Pseudo-words and alien words. In preparation for the Phonics Screening Check, teachers also use sound buttons with pseudo-words (also called alien words or nonsense words). Because children cannot rely on recognising the word by sight, they must use their phonics knowledge to decode it, and sound buttons provide the scaffold for doing so.
How Parents Can Use Sound Buttons at Home
You do not need to be a trained teacher to use sound buttons with your child. The technique is simple enough to use at home, and it works well alongside whatever phonics programme your child follows at school.
Write words on paper or a whiteboard. Choose words that match what your child is learning in school. Write the word clearly with plenty of space between the letters. Ask your child to say each sound while you add the dots and dashes together.
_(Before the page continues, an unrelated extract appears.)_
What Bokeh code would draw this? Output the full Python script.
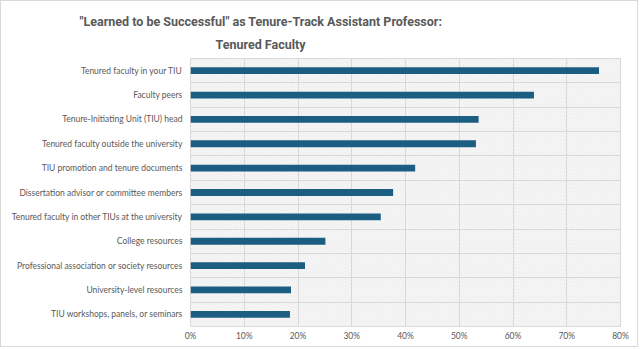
from bokeh.plotting import figure
from bokeh.models import (Range1d, FixedTicker, PrintfTickFormatter, Title,
                          BoxAnnotation)
from bokeh.embed import file_html
from bokeh.resources import INLINE

# Survey sources, listed top to bottom
categories = [
    "Tenured faculty in your TIU",
    "Faculty peers",
    "Tenure-Initiating Unit (TIU) head",
    "Tenured faculty outside the university",
    "TIU promotion and tenure documents",
    "Dissertation advisor or committee members",
    "Tenured faculty in other TIUs at the university",
    "College resources",
    "Professional association or society resources",
    "University-level resources",
    "TIU workshops, panels, or seminars",
]
# Share of respondents (%)
values = [76.0, 63.9, 53.6, 53.1, 41.8, 37.7, 35.4, 25.1, 21.3, 18.7, 18.5]
x_ticks = [0, 10, 20, 30, 40, 50, 60, 70, 80]
title_lines = ['"Learned to be Successful" as Tenure-Track Assistant Professor:',
               "Tenured Faculty"]

n = len(categories)
centers = [i + 0.5 for i in range(n)]
bounds = [i for i in range(1, n)]

GRAY_TEXT = "#595959"
GRID = "#D9D9D9"
BAR = "#1B5E82"
LABEL_FONT = "Lato"
TITLE_FONT = "Roboto"

p = figure(width=638, height=347, output_backend="svg", toolbar_location=None,
           x_range=Range1d(0, 80), y_range=Range1d(n, 0),
           min_border_left=189, min_border_right=19,
           min_border_top=57, min_border_bottom=22)
p.styles = {"border": "1px solid #D9D9D9"}
p.background_fill_color = "white"
p.border_fill_color = "white"
p.outline_line_color = GRID
p.outline_line_width = 1

# light diagonal hatch across the plotting area
hatch = BoxAnnotation(fill_alpha=0, line_alpha=0,
                      hatch_pattern="left_diagonal_line", hatch_color="#E0E0E0",
                      hatch_scale=3.5, hatch_weight=0.7, level="image")
p.add_layout(hatch)

p.hbar(y=centers, right=values, left=0, height=0.28, color=BAR, line_color=None)

# axes
p.xaxis.ticker = FixedTicker(ticks=x_ticks)
p.xaxis.formatter = PrintfTickFormatter(format="%d%%")
p.yaxis.ticker = FixedTicker(ticks=centers)
p.yaxis.major_label_overrides = {c: lab for c, lab in zip(centers, categories)}
for ax in (p.xaxis[0], p.yaxis[0]):
    ax.axis_line_color = None
    ax.major_tick_line_color = None
    ax.minor_tick_line_color = None
    ax.major_tick_out = 0
    ax.major_tick_in = 0
    ax.minor_tick_out = 0
    ax.major_label_text_color = GRAY_TEXT
    ax.major_label_text_font = LABEL_FONT
    ax.major_label_text_font_size = "8.5px"
p.xaxis.major_label_standoff = 4
p.yaxis.major_label_standoff = 8

# grid: vertical at each tick, horizontal between categories
p.xgrid.ticker = FixedTicker(ticks=x_ticks)
p.xgrid.grid_line_color = GRID
p.ygrid.ticker = FixedTicker(ticks=bounds)
p.ygrid.grid_line_color = GRID

# two-line chart title; the first line is the figure's own title, the second
# sits between it and the frame
title_style = dict(align="left", text_font=TITLE_FONT, text_font_style="bold",
                   text_font_size="12.5px", text_color=GRAY_TEXT)
for k, v in title_style.items():
    setattr(p.title, k, v)
p.title.text = title_lines[0]
p.title.offset = -111
p.title.standoff = 0
p.add_layout(Title(text=title_lines[1], offset=25, standoff=13, **title_style), "above")

open("out.html", "w").write(file_html(p, INLINE))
Let your child mark the buttons. Once they are confident, hand over the pen. Ask them to write the sound buttons under each word. Gently correct any mistakes, such as putting a dot under each letter of a digraph instead of a dash.
Use sound buttons during reading practice. When your child encounters a tricky word in a reading book, write it on a scrap of paper and add sound buttons. This can help them decode the word without feeling overwhelmed by the full sentence.
Start simple and build up. Begin with CVC words (three dots) and gradually introduce words with digraphs and trigraphs as your child gains confidence. The 44 phonics sounds page provides a complete list of the sounds your child will learn, which can help you choose appropriate words.
Practise with the KS1 Phonics app. Digital practice tools complement hands-on work. The KS1 Phonics Screening Check app gives children the opportunity to practise decoding both real words and pseudo-words, reinforcing the same skills that sound buttons develop.
Sound buttons are one of those deceptively simple tools that make a genuine difference in early reading. Whether you are a teacher looking for a refresher or a parent trying to understand what your child is learning in school, the dot-and-dash system is something you can start using straight away. Pick up a pen, choose a word, and start pressing those buttons.